I bought a couple Little Cleos at the Niles Sport Show because the white color caught my eye. I wonder if they will also catch the eye of a saugeye? Anyone ever use these spoons for saugeye, or anything else for that matter?


----------



## misfit (Apr 5, 2004)

never used them for eyes,but trout like 'em  
i think i still have several leftovers from my white river trout trips.you gave me an idea  
i might try casting,or trolling them for saugeyes,on a 3 way rig in deep water this year.i've kinda become attached to the hopkins no-equals for jigging and casting for saugeyes


----------



## Net (Apr 10, 2004)

I've tried jigging Little Cleo's but IMO saugeye seem to prefer slender profiles like the Northland or Hopkins more often than the wider profile of the Cleo's. 

I agree with Rick.


----------



## toboso (Apr 14, 2004)

While fishing Tappan with a very good jigger (Tonto) a few years back, I decided to try the Cleo while he fished the Hopkins.
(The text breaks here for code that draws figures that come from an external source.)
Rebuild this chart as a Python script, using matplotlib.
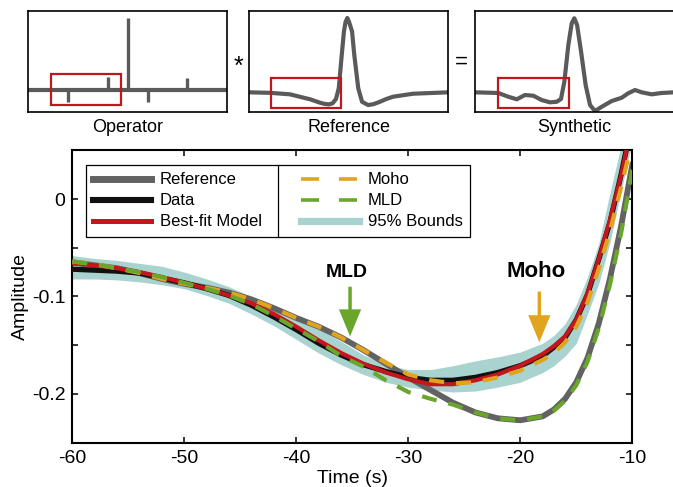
import matplotlib
matplotlib.use("Agg")
import matplotlib.pyplot as plt
from matplotlib.lines import Line2D
from matplotlib.patches import Rectangle

plt.rcParams["font.family"] = "Liberation Sans"
plt.rcParams["axes.unicode_minus"] = False

# ---- main panel: stacked amplitudes vs time
time_s = [-60, -58, -56, -54, -52, -50, -48, -46, -44, -42, -40, -38, -36, -34, -32,
          -30, -28, -26, -24, -22, -20, -18, -17, -16, -15, -14, -13, -12, -11, -10]

reference_amp = [-0.065, -0.068, -0.071, -0.076, -0.082, -0.087, -0.091, -0.096, -0.103, -0.112,
                 -0.122, -0.131, -0.142, -0.155, -0.169, -0.183, -0.196, -0.209, -0.219, -0.225,
                 -0.227, -0.223, -0.216, -0.205, -0.188, -0.163, -0.128, -0.082, -0.028, 0.035]
data_amp = [-0.072, -0.073, -0.074, -0.076, -0.081, -0.086, -0.092, -0.099, -0.109, -0.121,
            -0.134, -0.148, -0.160, -0.170, -0.177, -0.183, -0.186, -0.186, -0.183, -0.178,
            -0.171, -0.161, -0.152, -0.142, -0.124, -0.098, -0.062, -0.024, 0.025, 0.080]
bestfit_amp = [-0.066, -0.068, -0.071, -0.075, -0.080, -0.086, -0.092, -0.099, -0.107, -0.118,
               -0.131, -0.145, -0.158, -0.169, -0.178, -0.185, -0.190, -0.190, -0.186, -0.180,
               -0.171, -0.159, -0.151, -0.141, -0.124, -0.097, -0.062, -0.022, 0.024, 0.078]
moho_amp = [-0.064, -0.067, -0.071, -0.076, -0.082, -0.087, -0.091, -0.096, -0.103, -0.112,
            -0.122, -0.131, -0.142, -0.155, -0.168, -0.180, -0.186, -0.189, -0.188, -0.183,
            -0.176, -0.165, -0.158, -0.147, -0.131, -0.106, -0.072, -0.033, 0.012, 0.060]
mld_amp = [-0.064, -0.067, -0.071, -0.075, -0.080, -0.086, -0.092, -0.099, -0.108, -0.120,
           -0.133, -0.146, -0.161, -0.172, -0.186, -0.198, -0.205, -0.211, -0.219, -0.225,
           -0.227, -0.223, -0.217, -0.207, -0.191, -0.167, -0.133, -0.088, -0.035, 0.030]
bound_upper = [-0.058, -0.061, -0.063, -0.066, -0.069, -0.075, -0.082, -0.090, -0.100, -0.110,
               -0.122, -0.133, -0.146, -0.160, -0.170, -0.175, -0.175, -0.171, -0.166, -0.162,
               -0.157, -0.148, -0.140, -0.128, -0.108, -0.080, -0.046, 0.006, 0.055, 0.100]
bound_lower = [-0.082, -0.082, -0.083, -0.085, -0.088, -0.092, -0.099, -0.107, -0.118, -0.130,
               -0.144, -0.158, -0.170, -0.180, -0.188, -0.193, -0.196, -0.198, -0.197, -0.193,
               -0.188, -0.178, -0.171, -0.161, -0.148, -0.118, -0.087, -0.045, 0.008, 0.060]

# interface picks marked with arrows (time, arrow top, arrow tip, label height)
mld_pick = (-35.2, -0.090, -0.141, -0.075)
moho_pick = (-18.3, -0.095, -0.147, -0.0745)

# ---- top row: deconvolution sketch (normalised time 0..1, peak = 1)
op_lag = [0.201, 0.402, 0.503, 0.603, 0.799]
op_weight = [-0.167, 0.181, 1.0, -0.167, 0.167]

ref_t = [0.0, 0.106, 0.206, 0.307, 0.357, 0.380, 0.402, 0.420, 0.437, 0.451, 0.466, 0.477,
         0.485, 0.494, 0.503, 0.518, 0.529, 0.549, 0.568, 0.598, 0.625, 0.658, 0.690, 0.724,
         0.824, 1.0]
ref_wave = [0.0, -0.007, -0.027, -0.094, -0.140, -0.156, -0.162, -0.148, -0.090, 0.054, 0.502,
            0.816, 0.946, 1.0, 0.946, 0.816, 0.502, 0.054, -0.127, -0.171, -0.160, -0.127,
            -0.090, -0.059, -0.019, 0.0]

syn_t = [0.0, 0.117, 0.167, 0.210, 0.251, 0.293, 0.335, 0.377, 0.411, 0.432, 0.449, 0.469,
         0.486, 0.499, 0.513, 0.533, 0.556, 0.578, 0.603, 0.637, 0.687, 0.737, 0.770, 0.804,
         0.838, 0.888, 0.938, 1.0]
syn_wave = [0.0, -0.009, -0.059, -0.094, -0.036, -0.046, -0.104, -0.135, -0.127, -0.090, 0.143,
            0.637, 0.929, 0.996, 0.906, 0.546, 0.098, -0.171, -0.252, -0.194, -0.117, -0.073,
            -0.013, 0.031, 0.0, -0.027, -0.009, 0.0]

WAVE_GRAY = "#5a5a5a"
BOX_RED = "#c0161d"

fig = plt.figure(figsize=(6.73, 4.87), dpi=100)


def sketch_axes(x0, ylim):
    a = fig.add_axes([x0, 0.770, 0.2957, 0.2074])
    a.set_xlim(0, 1)
    a.set_ylim(*ylim)
    a.set_xticks([])
    a.set_yticks([])
    for s in a.spines.values():
        s.set_linewidth(1.2)
    return a


def window(a, t0, t1, lo, hi):
    a.add_patch(Rectangle((t0, lo), t1 - t0, hi - lo, fill=False,
                          edgecolor=BOX_RED, linewidth=1.6, zorder=5))


ax_op = sketch_axes(0.0416, (-0.306, 1.097))
ax_op.axhline(0, color=WAVE_GRAY, lw=3.0)
ax_op.vlines(op_lag, 0, op_weight, color=WAVE_GRAY, lw=2.4)
window(ax_op, 0.116, 0.467, -0.208, 0.222)
fig.text(0.1895, 0.738, "Operator", ha="center", va="center", fontsize=13)

ax_ref = sketch_axes(0.370, (-0.265, 1.094))
ax_ref.plot(ref_t, ref_wave, color=WAVE_GRAY, lw=3.0, solid_joinstyle="round")
window(ax_ref, 0.111, 0.462, -0.211, 0.192)
fig.text(0.518, 0.738, "Reference", ha="center", va="center", fontsize=13)

ax_syn = sketch_axes(0.7058, (-0.265, 1.094))
ax_syn.plot(syn_t, syn_wave, color=WAVE_GRAY, lw=3.0, solid_joinstyle="round")
window(ax_syn, 0.116, 0.472, -0.211, 0.192)
fig.text(0.854, 0.738, "Synthetic", ha="center", va="center", fontsize=13)

fig.text(0.354, 0.862, "*", ha="center", va="center", fontsize=18)
fig.text(0.685, 0.872, "=", ha="center", va="center", fontsize=16)

# ---- main axes
ax = fig.add_axes([0.1074, 0.091, 0.8321, 0.601])

ax.fill_between(time_s, bound_lower, bound_upper, color="#a9d3cf", lw=0, zorder=1)
ax.plot(time_s, reference_amp, color="#626262", lw=4.2, zorder=2, solid_joinstyle="round")
ax.plot(time_s, data_amp, color="#111111", lw=3.8, zorder=3, solid_joinstyle="round")
ax.plot(time_s, bestfit_amp, color="#c4161c", lw=3.0, zorder=4, solid_joinstyle="round")
ax.plot(time_s, moho_amp, color="#e1a41f", lw=3.0, zorder=5, dashes=(3.6, 2.9))
ax.plot(time_s, mld_amp, color="#6aa62b", lw=3.0, zorder=6, dashes=(3.6, 2.9))

for (t, top, tip, lab_y), name, col, fs in [(mld_pick, "MLD", "#6aa62b", 14),
                                            (moho_pick, "Moho", "#e1a41f", 16)]:
    ax.annotate("", xy=(t, tip), xytext=(t, top),
                arrowprops=dict(arrowstyle="simple,head_width=1.6,head_length=1.95,tail_width=0.25",
                                color=col, lw=0, shrinkA=0, shrinkB=0, mutation_scale=10),
                zorder=7)
    ax.text(t - 0.3, lab_y, name, ha="center", va="center", fontsize=fs,
            fontweight="bold", zorder=7)

ax.set_xlim(-60, -10)
ax.set_ylim(-0.25, 0.0503)
ax.set_xticks([-60, -50, -40, -30, -20, -10])
ax.set_xticklabels(["-60", "-50", "-40", "-30", "-20", "-10"])
ax.set_yticks([0, -0.05, -0.1, -0.15, -0.2])
ax.set_yticklabels(["0", "", "-0.1", "", "-0.2"])
ax.tick_params(direction="in", length=4.5, width=1.1, top=True, right=True,
               labelsize=14, pad=5)
for s in ax.spines.values():
    s.set_linewidth(1.5)
ax.set_xlabel("Time (s)", fontsize=14, labelpad=2.5)
ax.set_ylabel("Amplitude", fontsize=14, labelpad=2)

handles = [
    Line2D([], [], color="#626262", lw=5.0),
    Line2D([], [], color="#111111", lw=4.4),
    Line2D([], [], color="#c4161c", lw=3.6),
    Line2D([], [], color="#e1a41f", lw=2.6, dashes=(5.0, 5.5)),
    Line2D([], [], color="#6aa62b", lw=2.6, dashes=(5.0, 5.5)),
    Line2D([], [], color="#a9d3cf", lw=5.2),
]
labels = ["Reference", "Data", "Best-fit Model", "Moho", "MLD", "95% Bounds"]
leg = ax.legend(handles, labels, ncol=2, mode="expand", loc="upper left",
                bbox_to_anchor=(0.0239, 0.949, 0.6863, 0), borderaxespad=0,
                fontsize=12, handlelength=3.5, handletextpad=0.5, labelspacing=0.36,
                borderpad=0.45, fancybox=False, framealpha=1, edgecolor="black")
leg.get_frame().set_linewidth(0.9)

# vertical rule splitting the two legend columns
fig.canvas.draw()
bb = leg.get_window_extent().transformed(ax.transAxes.inverted())
ax.plot([0.3673, 0.3673], [bb.y0, bb.y1], transform=ax.transAxes, color="black",
        lw=0.9, zorder=10, clip_on=False)

fig.savefig("out.png", dpi=100)
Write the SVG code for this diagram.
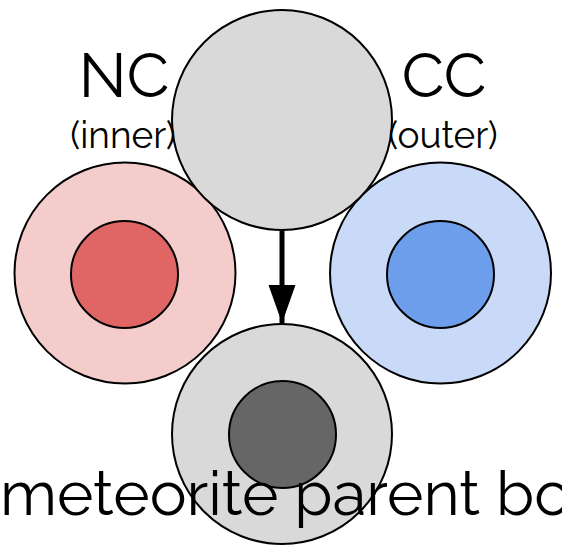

He caught saugeye while I caught LM bass. When I switched to a Hopkins, I caught 'eyes, too.

It seems to me (in my limited spooning experience) that vertical is normally key to catching 'eyes on heavy metal. The Cleo, like other "bent" spoons, is more of a horizontal presentation.

I suspect that bent spoons might work in shallow water (Buckeye Lake), but I haven't been able to work on that theory yet.


----------